If you believe nothing enlivens a tale as much as the presence of a really great villain, then meet Charles of Navarre. A grandson of Louis X, he either aspired to the French throne or just liked to cause trouble for the hell of it; nobody knows for sure. Tuchman calls Charles “one of the most complex characters of the 14th century” and describes him as “volatile, intelligent, charming, violent, cunning as a fox, ambitious as Lucifer and more truly than Byron ‘mad, bad and dangerous to know.’” His fellow Frenchmen called him Charles the Bad.
Charles had more lives than a cat and his specialities were implacable grudges, assassinations and elaborate public displays of contrition and reconciliation followed up by a speedy double cross. He persuaded his brother to slaughter the Constable of France (the top military post in the kingdom) out of apparent jealousy; repeatedly offered to act as an agent for France’s enemy, England; enticed one opponent with offers of parley, took him prisoner, crowned him with a red-hot iron circlet and cut off his head; and poisoned a creditor to avoid paying him back. Forever plotting to depose the Dauphin, Charles planned an assassination, but someone ratted him out. He also once burned 300 peasants alive in the monastery where they had sought refuge.
Charles of Navarre was far from alone in his savagery. Charles de Blois, a claimant to the dukedom of Brittany, was renowned for his piety and unusual in his respectful treatment of the humble and poor. But that didn’t keep him from catapulting 30 severed heads over the walls of Nantes or massacring 2,000 “civilian inhabitants of all ages and both sexes” after winning the siege of Quimper.
Tuchman devotes more attention than most historians to the lives of the long-suffering working classes of the time, people routinely exploited, treated like pawns and then blithely raided and slaughtered by invaders. If you’re curious about how medieval townsfolk dealt with their sewage or advertised the wares in their shops, you can learn it here. And while you will not read of a peasant uprising in “A Song of Ice and Fire,” it certainly happened in France in 1358, with a movement called the Jacquerie, whose members reportedly killed a knight and roasted him on a spit in front of his wife and children — although that story might have been invented by their aristocratic foes. At any rate, it took Charles the Bad to put them down.
As for the nobility, they pursued ridiculous fashions, such as shoes with toes so long and pointed they could not be walked in unless they were tied to the wearer’s knee with a silver chain. They actually had live birds baked into pies and then set loose hawks to hunt them as they flew about over the diners’ heads. Young women’s practice of plucking their hairline to achieve the desired look of a high forehead was considered downright “immoral.”

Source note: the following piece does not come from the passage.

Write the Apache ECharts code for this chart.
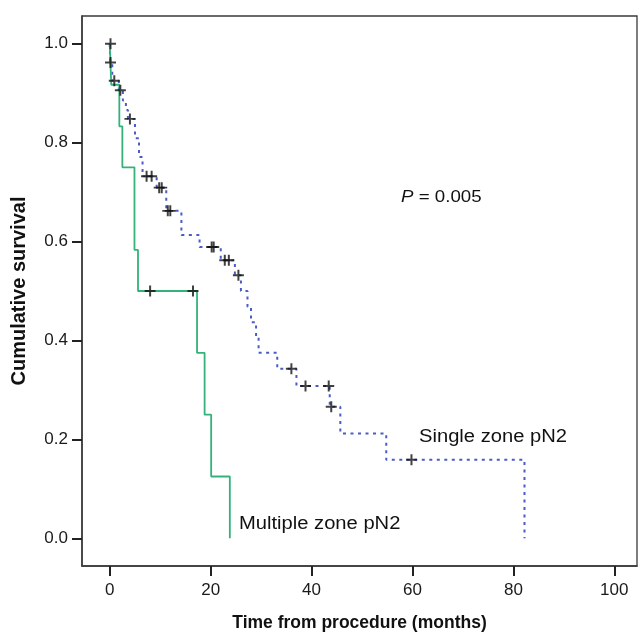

Nothing of the decadence and depravity of the rulers of Westeros would be out of place in 14th-century Europe. As appalling as the flayed-man sigil of House Bolton from “A Song of Ice and Fire” may be, consider the family device of the Visconti family, aka “the Vipers of Milan,” in which a serpent was depicted swallowing a writhing human figure. A clan of legendary depravity, they were nevertheless occasionally outmatched. After “a notable orgy on a river barge during which she entertained several lovers at once including the Doge of Venice and her own nephew,” a Visconti wife murdered her husband “to forestall his same intention with regard to her.” Still, the French gave as good as they got during the war for control of the Papal States. While presiding over the occupation of Perugia, the Abbot of Montmayeur was informed that his nephew had broken into a married woman’s chambers with the intention of raping her, and that the lady had fallen to her death while attempting to escape him by the window. The Abbot’s response? “What of it? Did you suppose all Frenchmen were eunuchs?”
There is, of course, far more to “A Distant Mirror” than outrageous stories like these. Tuchman provides a sense of the economic underpinnings of medieval life that “A Game of Thrones” can only allude to. (Hot tip: The Iron Bank of Braavos is the real power behind every throne.) It will confirm that the fate of Sansa Stark, a pawn in a never-ending series of dynastic struggles, is far more typical for medieval women than that of girl warriors like Brienne and Arya. Well-born medieval ladies were often married off before their ages hit the double digits.
Heresies, invasions, epidemics, diplomacy and a pair of dueling popes march across these pages. Also, a lot more bathing and hand-washing than you might expect. It’s an image of the Middle Ages that overturns many popular conceptions and confirms that however dark Martin’s vision of Westeros may be, it’s not a patch on the real thing.